§ **What you have to do**
No pictures belong in the copy; return exactly the lines from the one with "Generate a LaTeX" through the one with "Barb[length=15pt, width=19pt, line", both ends included, and nothing else.

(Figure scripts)
________________

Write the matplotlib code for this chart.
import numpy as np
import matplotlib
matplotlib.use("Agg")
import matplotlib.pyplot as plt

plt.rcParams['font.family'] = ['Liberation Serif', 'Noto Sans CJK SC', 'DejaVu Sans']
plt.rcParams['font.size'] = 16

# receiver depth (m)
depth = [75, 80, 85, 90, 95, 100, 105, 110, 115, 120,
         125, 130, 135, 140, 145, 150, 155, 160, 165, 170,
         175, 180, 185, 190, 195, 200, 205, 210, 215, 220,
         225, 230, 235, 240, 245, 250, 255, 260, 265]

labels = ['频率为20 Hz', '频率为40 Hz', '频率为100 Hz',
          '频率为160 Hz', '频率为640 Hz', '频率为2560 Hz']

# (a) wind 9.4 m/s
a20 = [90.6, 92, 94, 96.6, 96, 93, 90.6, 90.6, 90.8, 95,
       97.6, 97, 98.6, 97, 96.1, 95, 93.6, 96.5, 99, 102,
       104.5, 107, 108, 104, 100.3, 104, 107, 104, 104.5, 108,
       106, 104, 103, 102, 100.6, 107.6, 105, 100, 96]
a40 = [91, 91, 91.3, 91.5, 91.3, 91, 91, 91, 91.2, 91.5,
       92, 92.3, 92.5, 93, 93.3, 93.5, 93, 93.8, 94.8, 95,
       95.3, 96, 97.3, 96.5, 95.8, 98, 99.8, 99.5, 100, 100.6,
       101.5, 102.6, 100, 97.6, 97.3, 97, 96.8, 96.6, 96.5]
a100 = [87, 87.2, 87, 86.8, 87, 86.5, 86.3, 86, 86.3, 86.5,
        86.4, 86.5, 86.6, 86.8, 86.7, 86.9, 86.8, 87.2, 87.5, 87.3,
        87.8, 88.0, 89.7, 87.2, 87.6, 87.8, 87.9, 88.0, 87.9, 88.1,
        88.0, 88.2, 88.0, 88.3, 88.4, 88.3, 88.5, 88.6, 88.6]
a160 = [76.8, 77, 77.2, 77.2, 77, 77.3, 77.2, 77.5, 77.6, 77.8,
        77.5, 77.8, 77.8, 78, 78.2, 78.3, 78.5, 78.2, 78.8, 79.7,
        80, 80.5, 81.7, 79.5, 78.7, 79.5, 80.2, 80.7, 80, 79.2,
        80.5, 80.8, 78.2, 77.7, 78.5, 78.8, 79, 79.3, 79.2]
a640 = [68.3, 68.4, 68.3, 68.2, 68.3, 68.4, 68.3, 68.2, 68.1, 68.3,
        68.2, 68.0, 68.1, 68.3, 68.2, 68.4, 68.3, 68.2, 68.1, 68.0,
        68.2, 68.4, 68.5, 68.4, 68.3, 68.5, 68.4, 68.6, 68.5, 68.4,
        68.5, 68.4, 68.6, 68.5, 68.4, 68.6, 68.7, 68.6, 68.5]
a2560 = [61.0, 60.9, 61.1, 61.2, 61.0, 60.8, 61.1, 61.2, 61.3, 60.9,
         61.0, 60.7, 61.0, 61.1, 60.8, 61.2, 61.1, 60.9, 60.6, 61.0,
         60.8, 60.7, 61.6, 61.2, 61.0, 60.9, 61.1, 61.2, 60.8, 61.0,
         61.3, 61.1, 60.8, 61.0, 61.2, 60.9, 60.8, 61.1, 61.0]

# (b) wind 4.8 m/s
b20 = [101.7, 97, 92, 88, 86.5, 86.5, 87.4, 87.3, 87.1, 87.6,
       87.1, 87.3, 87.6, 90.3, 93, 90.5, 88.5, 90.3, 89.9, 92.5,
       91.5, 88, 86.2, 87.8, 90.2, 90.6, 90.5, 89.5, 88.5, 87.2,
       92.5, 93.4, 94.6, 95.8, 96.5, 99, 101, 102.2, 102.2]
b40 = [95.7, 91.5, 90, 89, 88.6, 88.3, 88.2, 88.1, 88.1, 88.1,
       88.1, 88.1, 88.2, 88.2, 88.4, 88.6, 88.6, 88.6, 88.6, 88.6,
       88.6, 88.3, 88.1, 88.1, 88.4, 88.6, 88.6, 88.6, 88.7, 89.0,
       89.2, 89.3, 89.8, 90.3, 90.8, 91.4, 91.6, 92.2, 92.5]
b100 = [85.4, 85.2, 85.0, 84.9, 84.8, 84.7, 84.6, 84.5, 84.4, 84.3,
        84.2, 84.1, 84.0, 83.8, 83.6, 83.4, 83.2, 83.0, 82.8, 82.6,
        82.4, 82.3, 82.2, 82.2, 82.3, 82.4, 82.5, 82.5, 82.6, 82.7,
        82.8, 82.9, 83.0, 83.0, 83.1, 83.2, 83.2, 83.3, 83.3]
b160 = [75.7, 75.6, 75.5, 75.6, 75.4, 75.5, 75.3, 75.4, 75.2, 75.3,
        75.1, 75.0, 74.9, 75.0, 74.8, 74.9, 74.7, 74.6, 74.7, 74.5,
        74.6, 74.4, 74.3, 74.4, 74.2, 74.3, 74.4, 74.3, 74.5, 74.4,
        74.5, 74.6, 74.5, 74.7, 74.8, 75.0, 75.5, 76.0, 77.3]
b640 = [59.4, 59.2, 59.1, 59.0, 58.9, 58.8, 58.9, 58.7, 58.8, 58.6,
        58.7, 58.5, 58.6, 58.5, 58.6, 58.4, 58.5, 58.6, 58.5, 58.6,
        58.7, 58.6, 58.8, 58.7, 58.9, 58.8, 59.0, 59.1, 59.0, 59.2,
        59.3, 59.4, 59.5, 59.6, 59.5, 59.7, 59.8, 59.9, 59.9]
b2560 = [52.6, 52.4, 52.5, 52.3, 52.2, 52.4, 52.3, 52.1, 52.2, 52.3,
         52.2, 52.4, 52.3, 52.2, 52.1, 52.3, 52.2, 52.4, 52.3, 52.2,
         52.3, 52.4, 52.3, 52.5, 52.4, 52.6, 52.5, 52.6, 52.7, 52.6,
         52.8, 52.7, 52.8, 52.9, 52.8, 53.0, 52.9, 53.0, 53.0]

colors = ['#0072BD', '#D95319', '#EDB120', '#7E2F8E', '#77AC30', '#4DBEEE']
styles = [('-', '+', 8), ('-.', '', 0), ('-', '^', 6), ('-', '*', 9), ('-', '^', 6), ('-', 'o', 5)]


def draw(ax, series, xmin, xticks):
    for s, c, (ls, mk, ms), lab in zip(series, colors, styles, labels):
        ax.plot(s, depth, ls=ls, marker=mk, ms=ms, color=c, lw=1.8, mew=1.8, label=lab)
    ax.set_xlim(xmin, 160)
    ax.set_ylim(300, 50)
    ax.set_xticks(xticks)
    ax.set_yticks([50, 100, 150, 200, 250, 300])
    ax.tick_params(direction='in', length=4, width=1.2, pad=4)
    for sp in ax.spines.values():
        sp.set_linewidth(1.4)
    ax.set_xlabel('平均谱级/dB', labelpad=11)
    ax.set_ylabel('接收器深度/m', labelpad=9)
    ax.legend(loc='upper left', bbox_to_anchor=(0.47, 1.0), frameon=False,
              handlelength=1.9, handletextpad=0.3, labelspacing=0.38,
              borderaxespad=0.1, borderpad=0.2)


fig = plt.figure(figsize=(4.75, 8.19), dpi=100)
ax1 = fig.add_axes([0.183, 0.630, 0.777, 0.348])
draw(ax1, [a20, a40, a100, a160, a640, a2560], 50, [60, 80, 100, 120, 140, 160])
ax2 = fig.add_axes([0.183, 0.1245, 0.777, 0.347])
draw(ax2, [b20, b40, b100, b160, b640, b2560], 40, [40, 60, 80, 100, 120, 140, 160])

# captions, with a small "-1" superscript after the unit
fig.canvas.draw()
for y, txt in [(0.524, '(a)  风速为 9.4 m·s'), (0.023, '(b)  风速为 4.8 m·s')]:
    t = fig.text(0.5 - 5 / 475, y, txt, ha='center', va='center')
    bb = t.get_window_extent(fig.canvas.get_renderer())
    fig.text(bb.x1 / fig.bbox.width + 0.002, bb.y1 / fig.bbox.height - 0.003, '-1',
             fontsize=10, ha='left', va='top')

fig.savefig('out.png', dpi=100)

________________

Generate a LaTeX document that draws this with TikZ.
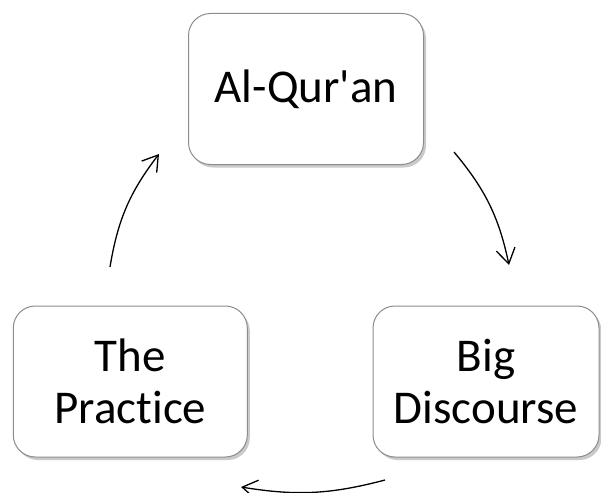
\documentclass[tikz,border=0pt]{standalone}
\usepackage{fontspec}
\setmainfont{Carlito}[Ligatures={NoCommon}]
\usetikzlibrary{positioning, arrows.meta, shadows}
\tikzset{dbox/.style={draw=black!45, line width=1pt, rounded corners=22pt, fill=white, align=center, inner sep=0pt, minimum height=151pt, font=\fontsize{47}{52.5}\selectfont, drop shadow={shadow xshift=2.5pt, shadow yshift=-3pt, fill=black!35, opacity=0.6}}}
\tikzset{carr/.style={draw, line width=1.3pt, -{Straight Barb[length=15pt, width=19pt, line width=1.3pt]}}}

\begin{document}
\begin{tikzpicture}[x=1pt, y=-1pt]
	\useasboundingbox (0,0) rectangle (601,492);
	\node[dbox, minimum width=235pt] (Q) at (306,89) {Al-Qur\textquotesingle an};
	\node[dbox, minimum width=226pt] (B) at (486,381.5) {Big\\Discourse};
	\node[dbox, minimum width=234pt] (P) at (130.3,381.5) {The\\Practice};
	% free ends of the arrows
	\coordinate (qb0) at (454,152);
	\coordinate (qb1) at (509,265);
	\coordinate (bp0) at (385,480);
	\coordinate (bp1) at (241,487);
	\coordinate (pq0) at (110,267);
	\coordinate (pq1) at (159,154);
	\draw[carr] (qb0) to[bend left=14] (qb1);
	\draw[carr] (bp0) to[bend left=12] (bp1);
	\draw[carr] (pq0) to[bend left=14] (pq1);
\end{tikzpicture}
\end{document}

________________

§ **Full answer**
Generate a LaTeX document that draws this with TikZ.
\documentclass[tikz,border=0pt]{standalone}
\usepackage{fontspec}
\setmainfont{Carlito}[Ligatures={NoCommon}]
\usetikzlibrary{positioning, arrows.meta, shadows}
\tikzset{dbox/.style={draw=black!45, line width=1pt, rounded corners=22pt, fill=white, align=center, inner sep=0pt, minimum height=151pt, font=\fontsize{47}{52.5}\selectfont, drop shadow={shadow xshift=2.5pt, shadow yshift=-3pt, fill=black!35, opacity=0.6}}}
\tikzset{carr/.style={draw, line width=1.3pt, -{Straight Barb[length=15pt, width=19pt, line width=1.3pt]}}}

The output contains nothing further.